Heating and ionization of the primordial intergalactic medium by high-mass X-ray binaries

We investigate the influence of high-mass X-ray binaries (HMXBs) on their high-redshift environments. Using a one-dimensional radiative transfer code, we predict the ionization and temperature profiles surrounding a coeval stellar population, composed of main-sequence stars and HMXBs, at various times after its formation. We consider both uniform density surroundings, and a cluster embedded in a 10[superscript: 8] M⊙ Navarro–Frenk–White (NFW) halo. HMXBs in a constant density environment produce negligible enhanced ionization because of their high-energy spectral energy distributions and short lifetimes. In this case, HMXBs only marginally contribute to the local heating rate. For NFW profiles, radiation from main-sequence stars cannot prevent the initially ionized volume from recombining since it is unable to penetrate the high-density galactic core.
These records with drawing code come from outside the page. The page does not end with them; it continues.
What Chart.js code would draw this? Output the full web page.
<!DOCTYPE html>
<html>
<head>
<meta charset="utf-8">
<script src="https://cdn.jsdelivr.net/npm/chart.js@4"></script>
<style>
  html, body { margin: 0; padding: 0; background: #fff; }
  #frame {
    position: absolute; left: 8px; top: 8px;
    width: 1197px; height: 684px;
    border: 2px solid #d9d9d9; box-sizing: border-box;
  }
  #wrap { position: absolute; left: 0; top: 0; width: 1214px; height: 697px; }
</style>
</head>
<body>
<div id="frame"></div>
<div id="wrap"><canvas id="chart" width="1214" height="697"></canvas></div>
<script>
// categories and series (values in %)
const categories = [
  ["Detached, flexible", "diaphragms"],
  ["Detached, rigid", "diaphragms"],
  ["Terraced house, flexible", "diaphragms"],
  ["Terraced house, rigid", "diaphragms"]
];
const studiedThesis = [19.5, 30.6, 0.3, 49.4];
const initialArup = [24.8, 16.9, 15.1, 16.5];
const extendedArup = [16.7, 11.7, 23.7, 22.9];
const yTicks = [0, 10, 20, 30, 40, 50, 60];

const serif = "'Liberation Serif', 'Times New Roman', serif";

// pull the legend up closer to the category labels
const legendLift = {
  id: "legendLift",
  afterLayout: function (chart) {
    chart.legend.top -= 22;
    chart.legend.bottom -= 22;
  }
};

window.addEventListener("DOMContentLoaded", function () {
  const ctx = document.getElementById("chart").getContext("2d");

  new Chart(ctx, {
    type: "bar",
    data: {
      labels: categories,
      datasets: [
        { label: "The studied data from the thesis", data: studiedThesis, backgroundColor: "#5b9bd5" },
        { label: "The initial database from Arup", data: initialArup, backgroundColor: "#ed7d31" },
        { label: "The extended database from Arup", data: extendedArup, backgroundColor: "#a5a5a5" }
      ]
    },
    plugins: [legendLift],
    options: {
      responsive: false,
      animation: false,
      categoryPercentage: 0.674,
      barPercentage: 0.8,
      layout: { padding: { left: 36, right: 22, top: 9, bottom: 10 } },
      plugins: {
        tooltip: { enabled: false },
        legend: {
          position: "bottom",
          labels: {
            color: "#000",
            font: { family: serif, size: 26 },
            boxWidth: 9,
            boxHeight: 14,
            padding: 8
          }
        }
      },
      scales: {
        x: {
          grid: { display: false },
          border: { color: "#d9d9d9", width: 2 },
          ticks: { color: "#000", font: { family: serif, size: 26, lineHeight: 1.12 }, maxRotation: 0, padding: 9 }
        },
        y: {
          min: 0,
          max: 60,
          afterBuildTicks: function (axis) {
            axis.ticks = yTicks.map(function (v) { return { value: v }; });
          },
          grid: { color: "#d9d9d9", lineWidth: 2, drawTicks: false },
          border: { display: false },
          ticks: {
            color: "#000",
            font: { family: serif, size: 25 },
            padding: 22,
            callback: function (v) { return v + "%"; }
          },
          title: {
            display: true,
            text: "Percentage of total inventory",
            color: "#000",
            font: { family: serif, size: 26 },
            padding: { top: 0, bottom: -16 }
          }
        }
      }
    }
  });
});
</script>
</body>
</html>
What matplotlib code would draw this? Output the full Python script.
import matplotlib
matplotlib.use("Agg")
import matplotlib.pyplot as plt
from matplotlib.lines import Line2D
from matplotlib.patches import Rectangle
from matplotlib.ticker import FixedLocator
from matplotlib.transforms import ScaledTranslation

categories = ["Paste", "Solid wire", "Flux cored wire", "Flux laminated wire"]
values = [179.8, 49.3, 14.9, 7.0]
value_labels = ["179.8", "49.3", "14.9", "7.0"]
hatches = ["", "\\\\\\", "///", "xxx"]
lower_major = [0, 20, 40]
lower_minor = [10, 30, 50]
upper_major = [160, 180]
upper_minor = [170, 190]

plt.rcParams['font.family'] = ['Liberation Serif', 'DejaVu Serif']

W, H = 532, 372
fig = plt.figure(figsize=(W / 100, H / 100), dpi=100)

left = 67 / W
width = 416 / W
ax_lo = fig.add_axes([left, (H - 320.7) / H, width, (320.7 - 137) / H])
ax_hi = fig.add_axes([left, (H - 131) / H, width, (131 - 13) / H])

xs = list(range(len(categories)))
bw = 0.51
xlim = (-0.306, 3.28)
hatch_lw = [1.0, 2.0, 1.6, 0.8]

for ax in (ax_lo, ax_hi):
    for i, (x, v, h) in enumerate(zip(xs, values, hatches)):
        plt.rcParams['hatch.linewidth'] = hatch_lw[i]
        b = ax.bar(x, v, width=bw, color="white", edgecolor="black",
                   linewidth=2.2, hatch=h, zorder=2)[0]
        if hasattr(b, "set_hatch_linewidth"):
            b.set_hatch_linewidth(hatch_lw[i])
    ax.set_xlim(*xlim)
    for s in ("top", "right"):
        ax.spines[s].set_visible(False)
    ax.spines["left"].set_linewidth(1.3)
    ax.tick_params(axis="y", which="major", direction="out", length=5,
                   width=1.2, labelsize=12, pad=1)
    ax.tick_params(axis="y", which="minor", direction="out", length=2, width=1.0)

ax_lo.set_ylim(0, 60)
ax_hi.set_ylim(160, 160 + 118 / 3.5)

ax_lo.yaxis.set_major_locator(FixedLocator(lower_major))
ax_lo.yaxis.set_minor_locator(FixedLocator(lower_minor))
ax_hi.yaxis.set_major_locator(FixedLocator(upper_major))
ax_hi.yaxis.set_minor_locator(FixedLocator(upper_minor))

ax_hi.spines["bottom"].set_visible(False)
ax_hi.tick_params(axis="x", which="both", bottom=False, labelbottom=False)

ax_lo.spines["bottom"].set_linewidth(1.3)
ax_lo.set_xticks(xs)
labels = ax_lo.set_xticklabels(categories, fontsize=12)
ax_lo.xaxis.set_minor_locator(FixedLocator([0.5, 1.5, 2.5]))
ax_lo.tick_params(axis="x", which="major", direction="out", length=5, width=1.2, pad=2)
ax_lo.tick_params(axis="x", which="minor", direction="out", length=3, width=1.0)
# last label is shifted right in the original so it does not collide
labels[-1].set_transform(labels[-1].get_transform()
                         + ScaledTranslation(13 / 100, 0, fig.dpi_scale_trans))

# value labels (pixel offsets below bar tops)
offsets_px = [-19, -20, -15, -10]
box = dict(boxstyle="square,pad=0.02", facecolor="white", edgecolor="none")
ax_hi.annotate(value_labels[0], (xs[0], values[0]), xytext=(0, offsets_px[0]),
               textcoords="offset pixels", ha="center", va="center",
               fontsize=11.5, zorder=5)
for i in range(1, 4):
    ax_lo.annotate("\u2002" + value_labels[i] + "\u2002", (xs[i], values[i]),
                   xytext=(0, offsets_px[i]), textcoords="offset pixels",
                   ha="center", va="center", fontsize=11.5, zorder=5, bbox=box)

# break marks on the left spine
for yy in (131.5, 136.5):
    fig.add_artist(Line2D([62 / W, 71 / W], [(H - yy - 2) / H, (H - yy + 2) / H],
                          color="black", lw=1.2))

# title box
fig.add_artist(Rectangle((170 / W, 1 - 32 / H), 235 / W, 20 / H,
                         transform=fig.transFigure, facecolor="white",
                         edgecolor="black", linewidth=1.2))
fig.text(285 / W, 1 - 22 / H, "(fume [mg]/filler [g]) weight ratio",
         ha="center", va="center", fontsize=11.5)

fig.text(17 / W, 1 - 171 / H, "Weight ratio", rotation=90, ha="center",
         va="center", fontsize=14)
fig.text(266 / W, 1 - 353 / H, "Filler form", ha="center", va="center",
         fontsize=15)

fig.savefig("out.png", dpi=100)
However, HMXB photons stall recombinations behind the front, keeping it partially ionized for longer. The increased electron density in these partially ionized regions promotes further cooling, resulting in lower intergalactic medium (IGM) temperatures. In the context of this starburst model, we have shown that HMXBs do not make a major contribution to reionization or IGM heating. However, X-ray escape fractions are high in both density profile cases. Continuous star formation may result in the build up of X-rays over time, reducing the ionization time-scale and potentially leading to low level ionization of the distant IGM.